--- BEGIN SOURCE EXCERPT ---

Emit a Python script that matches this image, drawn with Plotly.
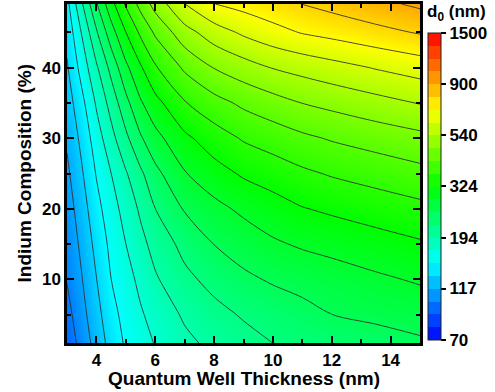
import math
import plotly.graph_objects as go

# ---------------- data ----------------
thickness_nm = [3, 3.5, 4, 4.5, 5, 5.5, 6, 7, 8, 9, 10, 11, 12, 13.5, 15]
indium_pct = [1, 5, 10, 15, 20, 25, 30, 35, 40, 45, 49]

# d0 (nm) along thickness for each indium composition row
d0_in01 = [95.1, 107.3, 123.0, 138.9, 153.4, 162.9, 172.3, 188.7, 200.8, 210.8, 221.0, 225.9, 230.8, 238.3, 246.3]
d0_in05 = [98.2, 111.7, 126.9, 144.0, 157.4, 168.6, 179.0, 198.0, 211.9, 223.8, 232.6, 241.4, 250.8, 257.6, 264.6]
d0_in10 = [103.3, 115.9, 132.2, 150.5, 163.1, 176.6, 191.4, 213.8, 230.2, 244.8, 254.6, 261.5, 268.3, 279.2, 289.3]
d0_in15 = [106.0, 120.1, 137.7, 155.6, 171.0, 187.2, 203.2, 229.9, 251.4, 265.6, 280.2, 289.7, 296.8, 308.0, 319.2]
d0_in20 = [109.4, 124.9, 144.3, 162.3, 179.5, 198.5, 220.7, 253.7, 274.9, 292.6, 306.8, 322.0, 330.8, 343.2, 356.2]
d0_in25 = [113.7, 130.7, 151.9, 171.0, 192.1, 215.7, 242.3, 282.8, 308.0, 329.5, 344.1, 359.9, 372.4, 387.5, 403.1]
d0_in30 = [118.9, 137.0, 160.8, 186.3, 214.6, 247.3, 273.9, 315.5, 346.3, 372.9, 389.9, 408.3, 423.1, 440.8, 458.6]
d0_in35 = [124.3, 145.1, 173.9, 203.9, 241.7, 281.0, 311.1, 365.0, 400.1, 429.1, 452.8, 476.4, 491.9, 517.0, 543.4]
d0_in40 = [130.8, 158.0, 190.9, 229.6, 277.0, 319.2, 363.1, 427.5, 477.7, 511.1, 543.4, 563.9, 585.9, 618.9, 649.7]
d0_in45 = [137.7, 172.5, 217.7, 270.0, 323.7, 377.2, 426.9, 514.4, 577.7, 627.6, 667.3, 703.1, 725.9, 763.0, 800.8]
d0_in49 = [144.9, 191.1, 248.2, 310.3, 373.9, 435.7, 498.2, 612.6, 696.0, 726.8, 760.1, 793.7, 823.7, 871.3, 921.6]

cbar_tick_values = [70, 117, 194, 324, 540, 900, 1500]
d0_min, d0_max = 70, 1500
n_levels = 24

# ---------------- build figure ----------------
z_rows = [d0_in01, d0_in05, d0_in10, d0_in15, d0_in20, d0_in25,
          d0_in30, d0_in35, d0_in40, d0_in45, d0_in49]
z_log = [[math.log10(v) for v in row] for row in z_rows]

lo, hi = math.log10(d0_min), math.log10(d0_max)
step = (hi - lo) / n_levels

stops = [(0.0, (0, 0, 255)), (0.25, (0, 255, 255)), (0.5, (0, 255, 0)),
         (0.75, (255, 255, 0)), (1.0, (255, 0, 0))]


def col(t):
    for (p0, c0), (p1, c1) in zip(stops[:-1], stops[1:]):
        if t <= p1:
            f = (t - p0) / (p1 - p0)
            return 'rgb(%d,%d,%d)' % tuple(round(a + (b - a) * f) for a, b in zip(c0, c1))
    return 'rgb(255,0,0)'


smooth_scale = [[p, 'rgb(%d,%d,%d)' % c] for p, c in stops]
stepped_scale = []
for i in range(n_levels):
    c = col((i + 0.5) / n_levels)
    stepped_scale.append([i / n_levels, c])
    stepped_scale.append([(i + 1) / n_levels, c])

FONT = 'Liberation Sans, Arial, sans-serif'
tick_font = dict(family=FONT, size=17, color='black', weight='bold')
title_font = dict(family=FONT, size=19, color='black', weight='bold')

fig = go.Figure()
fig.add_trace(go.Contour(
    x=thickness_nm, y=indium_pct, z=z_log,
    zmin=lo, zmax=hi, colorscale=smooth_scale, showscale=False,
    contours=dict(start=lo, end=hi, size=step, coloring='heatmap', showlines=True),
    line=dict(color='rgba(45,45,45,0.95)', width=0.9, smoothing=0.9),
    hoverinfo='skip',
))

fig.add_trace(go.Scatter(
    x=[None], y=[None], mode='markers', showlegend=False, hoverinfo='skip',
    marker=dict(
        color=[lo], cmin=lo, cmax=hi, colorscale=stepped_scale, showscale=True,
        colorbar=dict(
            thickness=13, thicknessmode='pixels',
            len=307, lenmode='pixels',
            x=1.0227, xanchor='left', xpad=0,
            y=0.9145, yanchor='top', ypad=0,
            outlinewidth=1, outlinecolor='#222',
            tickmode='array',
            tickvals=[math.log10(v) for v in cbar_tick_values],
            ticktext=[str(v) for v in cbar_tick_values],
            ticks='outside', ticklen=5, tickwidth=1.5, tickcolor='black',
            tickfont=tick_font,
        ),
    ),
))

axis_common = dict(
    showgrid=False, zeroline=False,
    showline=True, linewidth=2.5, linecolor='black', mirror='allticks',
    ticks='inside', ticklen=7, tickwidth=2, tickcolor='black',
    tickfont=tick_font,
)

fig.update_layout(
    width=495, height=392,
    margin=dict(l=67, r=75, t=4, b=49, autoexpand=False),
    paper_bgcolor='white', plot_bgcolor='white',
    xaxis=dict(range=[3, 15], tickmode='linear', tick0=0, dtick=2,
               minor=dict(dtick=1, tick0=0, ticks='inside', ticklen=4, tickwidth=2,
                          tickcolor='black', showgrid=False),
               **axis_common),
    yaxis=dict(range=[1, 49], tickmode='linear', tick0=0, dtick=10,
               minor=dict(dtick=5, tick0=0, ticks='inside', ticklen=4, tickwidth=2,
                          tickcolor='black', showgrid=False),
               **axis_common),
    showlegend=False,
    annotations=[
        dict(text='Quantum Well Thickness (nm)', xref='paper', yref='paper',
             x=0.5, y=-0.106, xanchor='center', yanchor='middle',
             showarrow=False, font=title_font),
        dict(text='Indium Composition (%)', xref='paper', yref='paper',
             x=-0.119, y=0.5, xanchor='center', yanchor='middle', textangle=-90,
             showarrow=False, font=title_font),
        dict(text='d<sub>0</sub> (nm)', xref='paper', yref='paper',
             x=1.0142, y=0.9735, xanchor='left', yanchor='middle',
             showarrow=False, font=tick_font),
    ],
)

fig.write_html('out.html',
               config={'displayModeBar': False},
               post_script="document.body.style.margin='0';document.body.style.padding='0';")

--- END SOURCE EXCERPT ---

**YOUR OBJECTIVE:** Set down again, exactly, the lines of the material above from its first line to the one with "40, 45, 49]", inclusive. Leave the pictures out.

**RESULT:**
Emit a Python script that matches this image, drawn with Plotly.
import math
import plotly.graph_objects as go

# ---------------- data ----------------
thickness_nm = [3, 3.5, 4, 4.5, 5, 5.5, 6, 7, 8, 9, 10, 11, 12, 13.5, 15]
indium_pct = [1, 5, 10, 15, 20, 25, 30, 35, 40, 45, 49]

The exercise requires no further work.